+++ SUPPLIED MATERIAL

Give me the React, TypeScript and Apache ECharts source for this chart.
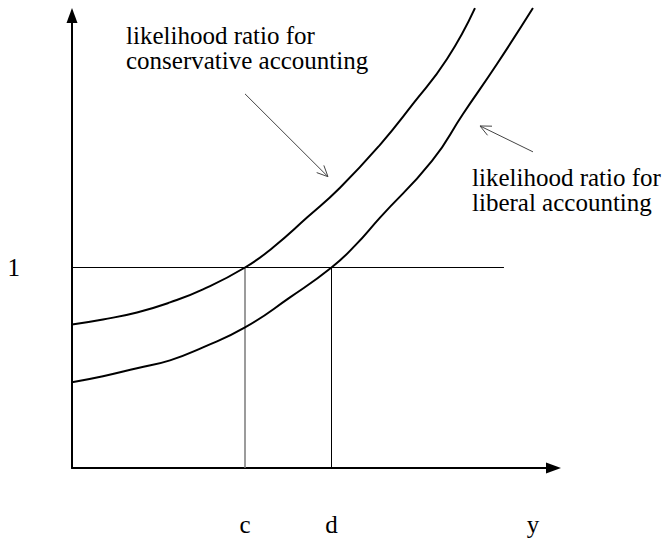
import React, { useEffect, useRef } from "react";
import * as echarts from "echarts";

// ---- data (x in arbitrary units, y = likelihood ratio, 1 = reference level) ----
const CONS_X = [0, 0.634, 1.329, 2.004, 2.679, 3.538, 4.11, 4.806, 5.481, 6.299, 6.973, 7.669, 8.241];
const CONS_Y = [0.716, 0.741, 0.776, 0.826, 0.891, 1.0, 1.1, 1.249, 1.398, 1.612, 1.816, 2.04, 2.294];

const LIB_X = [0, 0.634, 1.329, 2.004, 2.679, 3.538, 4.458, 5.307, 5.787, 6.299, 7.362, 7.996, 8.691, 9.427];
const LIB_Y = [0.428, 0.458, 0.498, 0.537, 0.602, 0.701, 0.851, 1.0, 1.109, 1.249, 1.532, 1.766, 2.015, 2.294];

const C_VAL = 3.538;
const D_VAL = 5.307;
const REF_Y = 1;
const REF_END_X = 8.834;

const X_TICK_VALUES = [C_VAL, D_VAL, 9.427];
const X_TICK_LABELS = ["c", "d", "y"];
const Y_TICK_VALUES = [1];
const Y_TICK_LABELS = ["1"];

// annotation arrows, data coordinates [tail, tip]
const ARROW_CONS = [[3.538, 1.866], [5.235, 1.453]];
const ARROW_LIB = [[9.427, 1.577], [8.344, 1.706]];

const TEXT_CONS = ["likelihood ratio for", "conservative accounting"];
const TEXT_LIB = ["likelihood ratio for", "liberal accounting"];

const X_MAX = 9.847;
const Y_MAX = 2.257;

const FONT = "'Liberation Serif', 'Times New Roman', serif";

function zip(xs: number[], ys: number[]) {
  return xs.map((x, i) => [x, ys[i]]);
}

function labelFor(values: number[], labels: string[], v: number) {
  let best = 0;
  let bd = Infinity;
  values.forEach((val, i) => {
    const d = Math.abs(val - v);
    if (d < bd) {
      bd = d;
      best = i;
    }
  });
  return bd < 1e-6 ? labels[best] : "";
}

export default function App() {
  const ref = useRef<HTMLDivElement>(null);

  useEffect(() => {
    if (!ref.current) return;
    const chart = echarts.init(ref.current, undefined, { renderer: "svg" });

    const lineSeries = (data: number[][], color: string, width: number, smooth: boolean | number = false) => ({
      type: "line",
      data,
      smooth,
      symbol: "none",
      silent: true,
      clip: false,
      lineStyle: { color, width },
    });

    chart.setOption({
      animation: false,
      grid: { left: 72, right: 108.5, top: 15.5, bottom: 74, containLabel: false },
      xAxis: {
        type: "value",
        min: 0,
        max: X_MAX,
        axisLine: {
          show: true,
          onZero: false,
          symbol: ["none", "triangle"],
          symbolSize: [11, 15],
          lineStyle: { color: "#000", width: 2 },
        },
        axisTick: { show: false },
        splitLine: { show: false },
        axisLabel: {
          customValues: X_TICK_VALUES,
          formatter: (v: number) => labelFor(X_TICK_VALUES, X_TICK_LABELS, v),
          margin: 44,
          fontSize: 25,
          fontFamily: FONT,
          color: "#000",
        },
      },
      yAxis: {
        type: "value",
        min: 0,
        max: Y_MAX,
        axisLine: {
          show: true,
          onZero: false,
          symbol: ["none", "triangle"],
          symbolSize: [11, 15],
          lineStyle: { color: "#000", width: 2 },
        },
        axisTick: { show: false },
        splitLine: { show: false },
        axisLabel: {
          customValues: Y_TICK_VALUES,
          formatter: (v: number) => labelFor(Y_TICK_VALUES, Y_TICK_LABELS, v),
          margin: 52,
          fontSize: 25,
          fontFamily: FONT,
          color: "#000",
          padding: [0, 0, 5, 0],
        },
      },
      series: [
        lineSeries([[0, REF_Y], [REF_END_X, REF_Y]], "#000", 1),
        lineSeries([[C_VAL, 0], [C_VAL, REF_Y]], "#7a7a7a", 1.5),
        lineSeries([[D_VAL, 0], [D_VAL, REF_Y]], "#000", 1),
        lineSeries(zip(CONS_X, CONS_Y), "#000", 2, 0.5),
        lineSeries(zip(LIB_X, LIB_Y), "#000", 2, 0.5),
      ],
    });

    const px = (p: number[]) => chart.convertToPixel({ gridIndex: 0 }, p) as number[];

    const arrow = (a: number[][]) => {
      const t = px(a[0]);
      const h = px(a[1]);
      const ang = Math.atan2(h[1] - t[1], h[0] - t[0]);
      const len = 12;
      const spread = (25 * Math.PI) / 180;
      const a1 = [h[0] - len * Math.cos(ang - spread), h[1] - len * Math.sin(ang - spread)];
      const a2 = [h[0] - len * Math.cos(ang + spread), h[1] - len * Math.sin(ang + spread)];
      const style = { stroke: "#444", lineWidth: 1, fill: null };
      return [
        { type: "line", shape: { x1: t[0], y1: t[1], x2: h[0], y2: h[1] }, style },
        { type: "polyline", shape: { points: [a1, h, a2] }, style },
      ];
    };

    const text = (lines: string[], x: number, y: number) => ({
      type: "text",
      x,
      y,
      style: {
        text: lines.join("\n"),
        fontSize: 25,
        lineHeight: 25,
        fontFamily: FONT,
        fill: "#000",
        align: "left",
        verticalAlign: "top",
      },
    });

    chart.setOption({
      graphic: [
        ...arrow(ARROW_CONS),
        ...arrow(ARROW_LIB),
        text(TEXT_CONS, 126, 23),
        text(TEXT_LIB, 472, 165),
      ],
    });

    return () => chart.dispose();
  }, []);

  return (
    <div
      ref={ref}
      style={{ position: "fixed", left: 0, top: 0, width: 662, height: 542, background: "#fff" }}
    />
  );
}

++++++

EXERCISE DETAILS: Identify the lines that hold the word "React". Copy every one of them.

EXPECTED OUTPUT:
Give me the React, TypeScript and Apache ECharts source for this chart.
import React, { useEffect, useRef } from "react";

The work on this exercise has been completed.